I have spent fourteen out of my twenty nine years of living in the United States. I learned many things about the world and about myself by living in America that I think I would never know had I stay in Indonesia. I became familiar with every different culture under the sun due to America’s diversity and I have received educational opportunities and scholarships beyond my wildest dreams. The United States is still the land of opportunity, the Mecca of scientific advancement, and one of the best places in the world for innovative works. And yet these days such great things about America seemed lost in the midst of the horrendous human tragedies in the form of mass shootings in public places.
I still remember the first mass shooting that I witnessed, the 2007 shooting at Virginia Tech campus and its aftermath. I was still in high school back then, and after the shooting occurred the school’s doors that used to be open during school hours became firmly locked from that point on. After that first shooting, I lived through countless news of mass shootings, the frequency of which increased during the last year alone. And like a person who has been tickled too many times to the point of not being ticklish anymore, now whenever I hear news about another mass shooting all I can do is shrug and sigh tiredly.

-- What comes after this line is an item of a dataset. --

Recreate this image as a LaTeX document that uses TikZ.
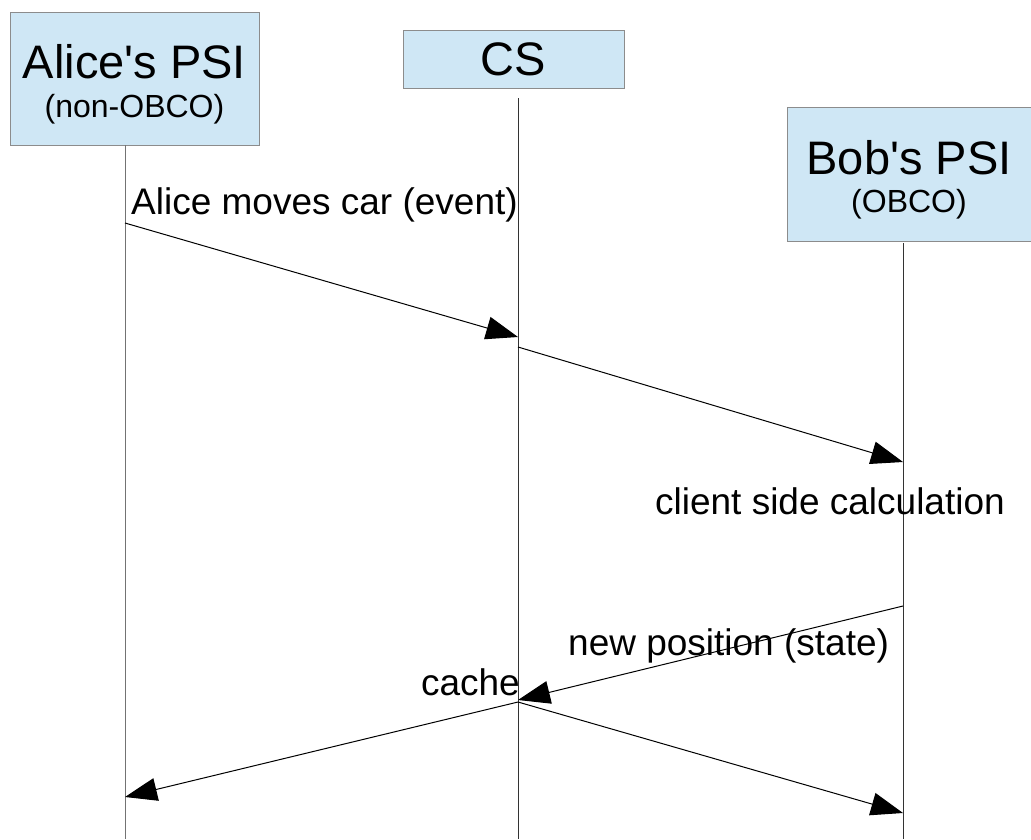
\documentclass[tikz,border=0pt]{standalone}
\usepackage{fontspec}
\setmainfont{Liberation Sans}[Ligatures=TeXOff]
\usetikzlibrary{arrows.meta}
\definecolor{boxfill}{HTML}{CFE7F5}
\definecolor{boxline}{HTML}{8C8C8C}
\begin{document}
\begin{tikzpicture}[x=1pt,y=-1pt,
  actor/.style={draw=boxline,fill=boxfill,line width=1pt,rectangle,inner sep=0pt,align=center},
  lifeline/.style={line width=1pt,draw=black!80},
  msg/.style={line width=1pt,-{Triangle[length=32pt,width=23pt]}},
  lbl/.style={inner sep=0pt,font=\fontsize{37}{44}\selectfont},
  title/.style={font=\fontsize{47}{52}\selectfont},
  sub/.style={font=\fontsize{32}{36}\selectfont}]
\useasboundingbox (0,0) rectangle (1031,839);

% participants
\node[actor,minimum width=249pt,minimum height=133pt] (alice) at (134.5,78.5) {};
\node[title,anchor=base,inner sep=0pt] (alicet) at (134.5,78) {Alice's PSI};
\node[sub,anchor=base,inner sep=0pt] (alices) at (134.5,117) {(non-OBCO)};

\node[actor,minimum width=221pt,minimum height=58pt] (cs) at (513.5,59) {};
\node[title,anchor=base,inner sep=0pt] (cst) at (513.5,75) {CS};

\node[actor,minimum width=244pt,minimum height=134pt] (bob) at (909,174) {};
\node[title,anchor=base,inner sep=0pt] (bobt) at (909,174) {Bob's PSI};
\node[sub,anchor=base,inner sep=0pt] (bobs) at (909,212) {(OBCO)};

% points on the lifelines
\coordinate (a0) at (125,145);
\coordinate (a1) at (125,223);
\coordinate (a2) at (125,797);
\coordinate (aend) at (125,839);
\coordinate (c0) at (518,98);
\coordinate (c1) at (518,337);
\coordinate (c2) at (518,347);
\coordinate (c3) at (518,700);
\coordinate (c4) at (518,702);
\coordinate (cend) at (518,839);
\coordinate (b0) at (903,243);
\coordinate (b1) at (903,462);
\coordinate (b2) at (903,606);
\coordinate (b3) at (903,813);
\coordinate (bend) at (903,839);

% lifelines
\draw[lifeline,draw=black!55] (a0) -- (aend);
\draw[lifeline] (c0) -- (cend);
\draw[lifeline] (b0) -- (bend);

% messages
\draw[msg] (a1) -- (c1);
\draw[msg] (c2) -- (b1);
\draw[msg] (b2) -- (c3);
\draw[msg] (c4) -- (a2);
\draw[msg] (c4) -- (b3);

% labels
\node[lbl,anchor=base west] (l1) at (131,214) {Alice moves car (event)};
\node[lbl,anchor=base east] (l2) at (1005,514) {client side calculation};
\node[lbl,anchor=base west] (l3) at (568,655) {new position (state)};
\node[lbl,anchor=base east] (l4) at (520,695) {cache};
\end{tikzpicture}
\end{document}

Frankly, I have no energy to be outraged anymore after the nth time innocent people are gunned down in a supposedly safe public place, followed by the media arguing about why this tragedy happen and exploiting the tragedy for higher ratings and more clicks online and politicians doing close to nothing, only offering empty platitudes of thoughts and prayers, not trying to put safeguards in place so this tragedy won’t ever repeat itself. Cue the next mass shooting, and we’ll repeat the same thing all over again. And the sad truth is: most Americans’ knee jerk reaction when they read a story about a mass shooting is the same as mine.
With the repeated failure (or more appropriately ‘disinclination’) of lawmakers to enact stronger gun control laws - in direct defiance to what the majority of the American people want and in direct acquiescence to the gun manufacturers’ and gun lobbies’ wishes - mass shootings have become “normalized” in American society. Just a part of the American life, if you will. And that is the scariest part of everything, because something as gruesome and horrific as mass killings should never become the norm, and yet in today’s America it’s starting to become that way. I often think about the Sandy Hook massacre, where twenty six school children ages 6-7 years old were senselessly gunned down by a madman with access to too many guns. In the aftermath of the shooting, Congress couldn’t even pass a basic gun law reform to require universal background check on anyone who wished to purchase a firearm. If the deaths of so many children weren’t enough to catalyze significant reform, then nothing can.
The above lackluster attitude in the US was a far cry from the New Zealand when it saw its first mass shooting on March 15, 2019, that claimed the lives of fifty one peoples. Only a few days later, New Zealand’s Prime Minister Jacinda Ardern announced the ban of assault rifles in the country. New Zealand might not ever see another mass shooting, but America? Another mass shooting is almost guaranteed. Unless something more than “thoughts and prayers” are offered to the victims and the citizens.
Domestic Terrorism in America
There is always one aspect of these mass shootings that people would spend the most time debating and grappling with: the motive. Most of the time the motive is self-explanatory: frustration, anger, hatred, the desire to sow discord and chaos in the general populace. All of these emotions coupled with the ease of obtaining and purchasing firearms leads to the unique American phenomenon of mass shootings. However, recently the motives of the shooters are even more self-explanatory as these people deemed it necessary to publish a manifesto to elaborate the reasons behind their atrocities: hatred against minorities, those who deemed to be contaminating American society with their presence in the country.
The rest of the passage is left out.